Write out all the lines again, precisely as they stand, but without the images.

[start]

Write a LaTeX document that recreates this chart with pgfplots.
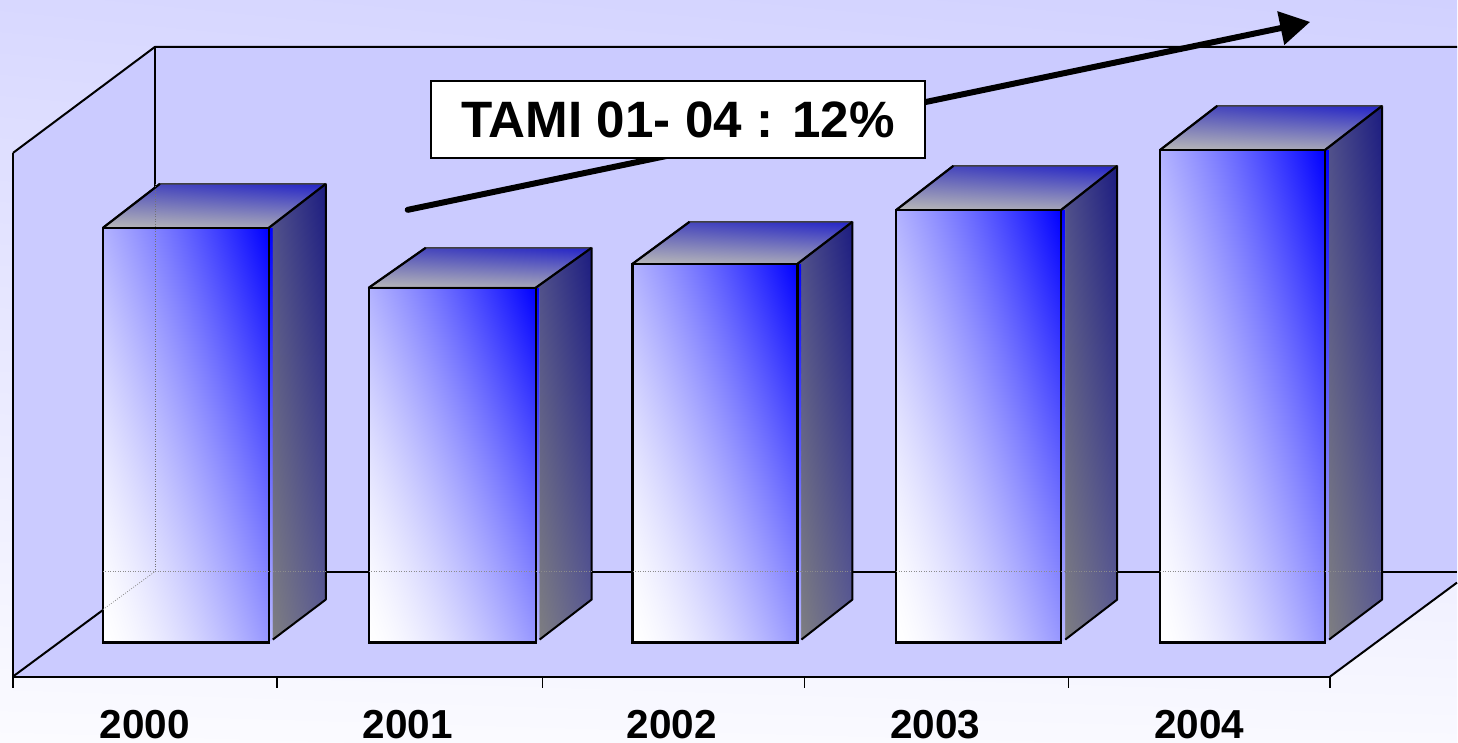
\documentclass[border=0pt]{standalone}
\usepackage{fontspec}
\setmainfont{Liberation Sans}
\usepackage{pgfplots}
\pgfplotsset{compat=1.18}
\usetikzlibrary{shadings,arrows.meta,patterns}
\definecolor{wall}{HTML}{CBCBFF}
\definecolor{fLR}{HTML}{8C8CFF}
\definecolor{fUR}{HTML}{0000FF}
\definecolor{tLL}{HTML}{B8B8B8}
\definecolor{tLR}{HTML}{A0A0B8}
\definecolor{tUL}{HTML}{5050B8}
\definecolor{tUR}{HTML}{2424C8}
\definecolor{sLL}{HTML}{808080}
\definecolor{sLR}{HTML}{5C5C94}
\definecolor{sUL}{HTML}{50508C}
\definecolor{sUR}{HTML}{1C1C80}
\definecolor{bgUL}{HTML}{D8D8FF}
\definecolor{bgUR}{HTML}{D1D1FF}
\definecolor{bgLL}{HTML}{FBFBFF}
\definecolor{bgLR}{HTML}{F9F9FF}
\definecolor{streak}{HTML}{A8A8D8}
% front face: white at lower left to pure blue at upper right
\pgfdeclarefunctionalshading{frontface}{\pgfpointorigin}{\pgfpoint{100bp}{100bp}}{}{%
  25 sub 0.009 mul exch 25 sub 0.011 mul add
  dup 0 lt {pop 0} if dup 1 gt {pop 1} if
  1.5 exp 1 exch sub dup 1
}
\pgfdeclarepatternformonly{sidestreaks}{\pgfpointorigin}{\pgfpoint{8pt}{11pt}}{\pgfpoint{8pt}{11pt}}{%
  \pgfsetlinewidth{0.45pt}
  \pgfpathmoveto{\pgfpoint{2pt}{1pt}}\pgfpathlineto{\pgfpoint{2pt}{6pt}}
  \pgfpathmoveto{\pgfpoint{6pt}{6.5pt}}\pgfpathlineto{\pgfpoint{6pt}{10.5pt}}
  \pgfusepath{stroke}}
\pgfdeclarepatternformonly{topstreaks}{\pgfpointorigin}{\pgfpoint{16pt}{7pt}}{\pgfpoint{16pt}{7pt}}{%
  \pgfsetlinewidth{0.4pt}
  \pgfpathmoveto{\pgfpoint{0pt}{1pt}}\pgfpathlineto{\pgfpoint{11pt}{1pt}}
  \pgfpathmoveto{\pgfpoint{6pt}{4.5pt}}\pgfpathlineto{\pgfpoint{15pt}{4.5pt}}
  \pgfusepath{stroke}}
% x0, x1, x1 of strip, x of back edge, value at front, value at back, x of back-left corner
\newcommand{\barbox}[7]{%
  \addplot[draw=none,shade,shading=bilinear interpolation,lower left=fLR!60!white,lower right=fLR!60!white,upper left=fUR,upper right=fUR]
    coordinates {(#2,#5) (#3,#5) (#3,3) (#2,0)} -- cycle;
  \addplot[draw=none,shade,shading=bilinear interpolation,lower left=sLL,lower right=sLR,upper left=sUL,upper right=sUR,
    postaction={pattern=sidestreaks,pattern color=streak}]
    coordinates {(#2,#5) (#4,#6) (#4,43) (#3,3) (#3,#5)} -- cycle;
  \addplot[draw=black,line width=2pt,line join=round]
    coordinates {(#4,#6) (#4,43) (#3,3)};
  \addplot[draw=black!75,line width=1.6pt,shade,shading=bilinear interpolation,lower left=tLL,lower right=tLR,upper left=tUL,upper right=tUR,line join=round,
    postaction={pattern=topstreaks,pattern color=streak}]
    coordinates {(#1,#5) (#2,#5) (#4,#6) (#7,#6)} -- cycle;
  \addplot[draw=black,line width=2.2pt,shade,shading=frontface,line join=miter]
    coordinates {(#1,0) (#2,0) (#2,#5) (#1,#5)} -- cycle;
  \addplot[draw=black,line width=2.2pt,line join=round]
    coordinates {(#1,#5) (#7,#6)};
  \addplot[draw=black,line width=2.2pt,line join=round]
    coordinates {(#4,#6) (#2,#5)};
  \addplot[draw=black!45,line width=0.7pt,dash pattern=on 1pt off 1.5pt] coordinates {(#1,71) (#4,71)};
}
\begin{document}
\begin{tikzpicture}
\begin{axis}[
  scale only axis,
  width=1318pt,
  height=524pt,
  xmin=13, xmax=1331,
  ymin=-34, ymax=490,
  clip=false,
  axis on top,
  axis x line=bottom,
  axis y line=left,
  axis line style={-,line width=2pt,black},
  ymajorticks=false,
  xtick={145,408,672,936,1200},
  xticklabels={2000,2001,2002,2003,2004},
  major tick length=0pt,
  extra x ticks={13,277,543,805,1069,1331},
  extra x tick labels={},
  extra x tick style={tick align=outside,major tick length=11pt,tick style={line width=1.4pt,black}},
  xticklabel style={font=\fontsize{40.5}{41}\selectfont\bfseries,yshift=-30pt,/pgf/number format/assume math mode=true},
]
% page background
\addplot[draw=none,shade,shading=bilinear interpolation,lower left=bgLL,lower right=bgLR,upper left=bgUL,upper right=bgUR]
  coordinates {(0,-100) (1458,-100) (1458,643) (0,643)} -- cycle;
% walls and floor
\addplot[draw=none,fill=wall] coordinates {(13,490) (155,596) (1458,596) (1458,60) (1331,-34) (13,-34)} -- cycle;
% wall edges
\addplot[draw=black,line width=2pt] coordinates {(13,490) (155,596) (1458,596)};
\addplot[draw=black,line width=2pt] coordinates {(155,596) (155,71) (1458,71)};
\addplot[draw=black,line width=2pt] coordinates {(13,-34) (155,71)};
\addplot[draw=black,line width=2pt] coordinates {(1331,-34) (1458,60)};
% bars
\barbox{103}{269}{273}{326}{415}{459}{160}
\barbox{369}{536}{540}{592}{355}{395}{426}
\barbox{633}{798}{802}{853}{379}{421}{690}
\barbox{897}{1062}{1066}{1118}{433}{477}{954}
\barbox{1161}{1326}{1330}{1383}{493}{537}{1218}
% gridlines seen through the first bar
\addplot[draw=black!55,line width=0.7pt,dash pattern=on 1pt off 1.5pt] coordinates {(155,459) (155,71)};
\addplot[draw=black!45,line width=0.7pt,dash pattern=on 1pt off 1.5pt] coordinates {(103,33) (155,71)};
% trend arrow and label
\addplot[draw=black,line width=6pt,line cap=round,-{Triangle[length=30pt,width=33pt]}] coordinates {(408,433) (1311,621)};
\node[draw=black,line width=1.8pt,fill=white,minimum width=495pt,minimum height=77pt,inner sep=0pt,
  font=\fontsize{51.2}{53}\selectfont\bfseries] at (axis cs:678.5,523.5) {TAMI 01- 04 : 12\%};
\end{axis}
\end{tikzpicture}
\end{document}
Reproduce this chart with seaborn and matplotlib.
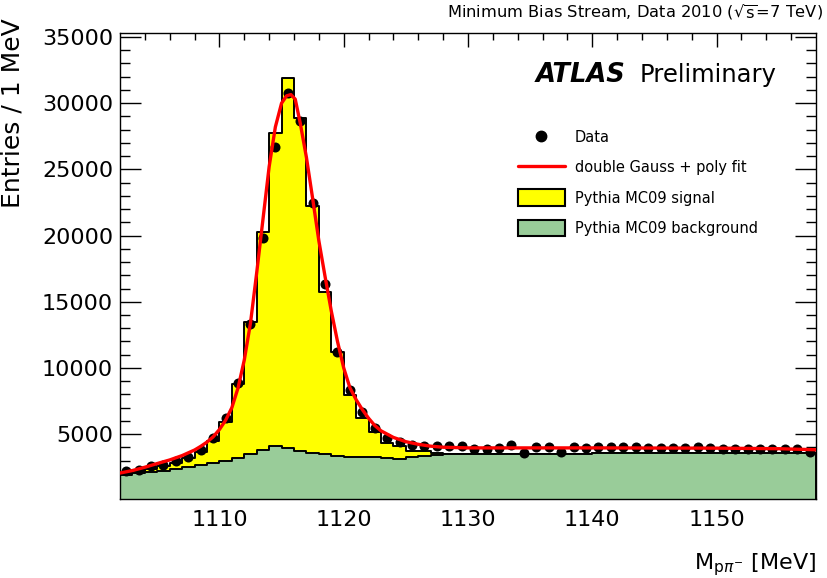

[end]

The reply
Write a LaTeX document that recreates this chart with pgfplots.
\documentclass[border=0pt]{standalone}
\usepackage{fontspec}
\setmainfont{Liberation Sans}
\usepackage{pgfplots}
\pgfplotsset{compat=1.18}
\usetikzlibrary{shadings,arrows.meta,patterns}
\definecolor{wall}{HTML}{CBCBFF}
\definecolor{fLR}{HTML}{8C8CFF}
\definecolor{fUR}{HTML}{0000FF}
\definecolor{tLL}{HTML}{B8B8B8}
\definecolor{tLR}{HTML}{A0A0B8}
\definecolor{tUL}{HTML}{5050B8}
\definecolor{tUR}{HTML}{2424C8}
\definecolor{sLL}{HTML}{808080}
\definecolor{sLR}{HTML}{5C5C94}
\definecolor{sUL}{HTML}{50508C}
\definecolor{sUR}{HTML}{1C1C80}
\definecolor{bgUL}{HTML}{D8D8FF}
\definecolor{bgUR}{HTML}{D1D1FF}
\definecolor{bgLL}{HTML}{FBFBFF}
\definecolor{bgLR}{HTML}{F9F9FF}
\definecolor{streak}{HTML}{A8A8D8}
% front face: white at lower left to pure blue at upper right
\pgfdeclarefunctionalshading{frontface}{\pgfpointorigin}{\pgfpoint{100bp}{100bp}}{}{%
  25 sub 0.009 mul exch 25 sub 0.011 mul add
  dup 0 lt {pop 0} if dup 1 gt {pop 1} if
  1.5 exp 1 exch sub dup 1
}
\pgfdeclarepatternformonly{sidestreaks}{\pgfpointorigin}{\pgfpoint{8pt}{11pt}}{\pgfpoint{8pt}{11pt}}{%
  \pgfsetlinewidth{0.45pt}
  \pgfpathmoveto{\pgfpoint{2pt}{1pt}}\pgfpathlineto{\pgfpoint{2pt}{6pt}}
  \pgfpathmoveto{\pgfpoint{6pt}{6.5pt}}\pgfpathlineto{\pgfpoint{6pt}{10.5pt}}
  \pgfusepath{stroke}}
\pgfdeclarepatternformonly{topstreaks}{\pgfpointorigin}{\pgfpoint{16pt}{7pt}}{\pgfpoint{16pt}{7pt}}{%
  \pgfsetlinewidth{0.4pt}
  \pgfpathmoveto{\pgfpoint{0pt}{1pt}}\pgfpathlineto{\pgfpoint{11pt}{1pt}}
  \pgfpathmoveto{\pgfpoint{6pt}{4.5pt}}\pgfpathlineto{\pgfpoint{15pt}{4.5pt}}
  \pgfusepath{stroke}}
% x0, x1, x1 of strip, x of back edge, value at front, value at back, x of back-left corner
\newcommand{\barbox}[7]{%
  \addplot[draw=none,shade,shading=bilinear interpolation,lower left=fLR!60!white,lower right=fLR!60!white,upper left=fUR,upper right=fUR]
    coordinates {(#2,#5) (#3,#5) (#3,3) (#2,0)} -- cycle;
  \addplot[draw=none,shade,shading=bilinear interpolation,lower left=sLL,lower right=sLR,upper left=sUL,upper right=sUR,
    postaction={pattern=sidestreaks,pattern color=streak}]
    coordinates {(#2,#5) (#4,#6) (#4,43) (#3,3) (#3,#5)} -- cycle;
  \addplot[draw=black,line width=2pt,line join=round]
    coordinates {(#4,#6) (#4,43) (#3,3)};
  \addplot[draw=black!75,line width=1.6pt,shade,shading=bilinear interpolation,lower left=tLL,lower right=tLR,upper left=tUL,upper right=tUR,line join=round,
    postaction={pattern=topstreaks,pattern color=streak}]
    coordinates {(#1,#5) (#2,#5) (#4,#6) (#7,#6)} -- cycle;
  \addplot[draw=black,line width=2.2pt,shade,shading=frontface,line join=miter]
    coordinates {(#1,0) (#2,0) (#2,#5) (#1,#5)} -- cycle;
  \addplot[draw=black,line width=2.2pt,line join=round]
    coordinates {(#1,#5) (#7,#6)};
  \addplot[draw=black,line width=2.2pt,line join=round]
    coordinates {(#4,#6) (#2,#5)};
  \addplot[draw=black!45,line width=0.7pt,dash pattern=on 1pt off 1.5pt] coordinates {(#1,71) (#4,71)};
}
\begin{document}
\begin{tikzpicture}
\begin{axis}[
  scale only axis,
  width=1318pt,
  height=524pt,
  xmin=13, xmax=1331,
  ymin=-34, ymax=490,
  clip=false,
  axis on top,
  axis x line=bottom,
  axis y line=left,
  axis line style={-,line width=2pt,black},
  ymajorticks=false,
  xtick={145,408,672,936,1200},
  xticklabels={2000,2001,2002,2003,2004},
  major tick length=0pt,
  extra x ticks={13,277,543,805,1069,1331},
  extra x tick labels={},
  extra x tick style={tick align=outside,major tick length=11pt,tick style={line width=1.4pt,black}},
  xticklabel style={font=\fontsize{40.5}{41}\selectfont\bfseries,yshift=-30pt,/pgf/number format/assume math mode=true},
]
% page background
\addplot[draw=none,shade,shading=bilinear interpolation,lower left=bgLL,lower right=bgLR,upper left=bgUL,upper right=bgUR]
  coordinates {(0,-100) (1458,-100) (1458,643) (0,643)} -- cycle;
% walls and floor
\addplot[draw=none,fill=wall] coordinates {(13,490) (155,596) (1458,596) (1458,60) (1331,-34) (13,-34)} -- cycle;
% wall edges
\addplot[draw=black,line width=2pt] coordinates {(13,490) (155,596) (1458,596)};
\addplot[draw=black,line width=2pt] coordinates {(155,596) (155,71) (1458,71)};
\addplot[draw=black,line width=2pt] coordinates {(13,-34) (155,71)};
\addplot[draw=black,line width=2pt] coordinates {(1331,-34) (1458,60)};
% bars
\barbox{103}{269}{273}{326}{415}{459}{160}
\barbox{369}{536}{540}{592}{355}{395}{426}
\barbox{633}{798}{802}{853}{379}{421}{690}
\barbox{897}{1062}{1066}{1118}{433}{477}{954}
\barbox{1161}{1326}{1330}{1383}{493}{537}{1218}
% gridlines seen through the first bar
\addplot[draw=black!55,line width=0.7pt,dash pattern=on 1pt off 1.5pt] coordinates {(155,459) (155,71)};
\addplot[draw=black!45,line width=0.7pt,dash pattern=on 1pt off 1.5pt] coordinates {(103,33) (155,71)};
% trend arrow and label
\addplot[draw=black,line width=6pt,line cap=round,-{Triangle[length=30pt,width=33pt]}] coordinates {(408,433) (1311,621)};
\node[draw=black,line width=1.8pt,fill=white,minimum width=495pt,minimum height=77pt,inner sep=0pt,
  font=\fontsize{51.2}{53}\selectfont\bfseries] at (axis cs:678.5,523.5) {TAMI 01- 04 : 12\%};
\end{axis}
\end{tikzpicture}
\end{document}
Reproduce this chart with seaborn and matplotlib.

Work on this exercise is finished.